Tonight the Grade II Millbank Tower, on the Thames next door to TateBritain, is set to buckle and bend. However, C20 won’t be panicking: it’s just a carefully planned illusion and a publicity stunt for Nokia. At 9pm massive projectors south of the Thames will beam across at the building’s convex façade and create a show which has “a relationship with the architecture”. No idea what it will be like, but it’s just up the road from me, so I may go and have a look. If you do likewise and want to impress your companions with your knowledge, note the following:
The Millbank Tower was built as the Vickers Tower (1959-63) and designed by Ronald Ward and Partners. It has a reinforced concrete frame and core with glass curtain walling with projecting stainless steel mullions (opaque panels of blue glass below the windows and narrow black panels between each storey).
Last time I visited the original Vickers boardroom was still in place on the top floor, complete with timber panelled walls inset with relief models of ships—Vickers was an engineering firm specializing in military contracts, but it was not to inhabit its prestige headquarters for long.

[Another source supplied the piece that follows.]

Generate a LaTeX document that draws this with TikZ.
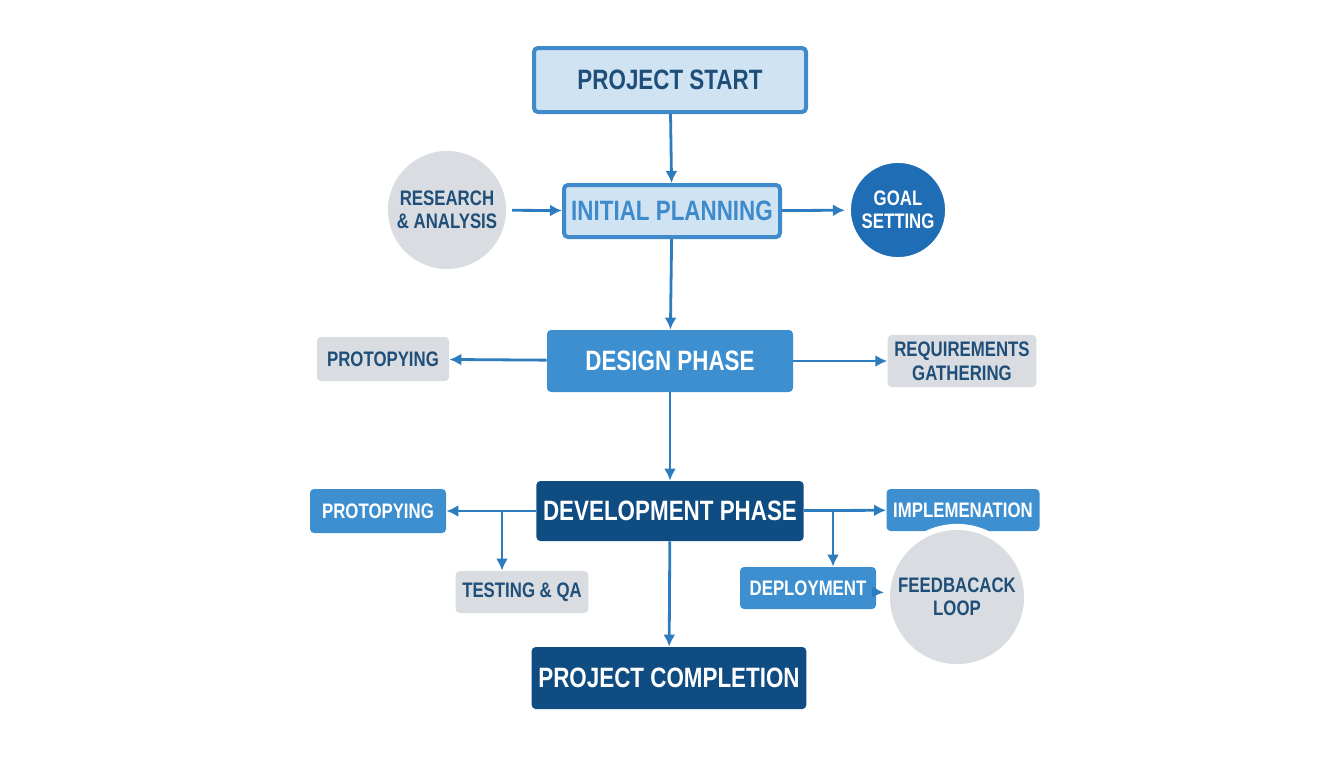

Whilst the tower was under construction its aircraft interests were merged into the British Aircraft Corporation, and both BAC and Vickers’ shipbuilding division were nationalised under the terms of the 1977 Aircraft and Shipbuilding Industries Act .
My favourite building by Ronald Ward and Partners is Dungeness Lighthouse, (the one built in 1960—there are several lighthouses on the shingle beach). That is Grade II* listed and constructed from 21 precast black and white concrete drums, each 5ft high, and stacked up to form alternating bands of colour. The whole structure was then post-tensioned by running high tensile steel wires through the walls from top to bottom and tightening them up. This method means that the tower does not have to spread out at the base to gain extra strength, like a traditional lighthouse.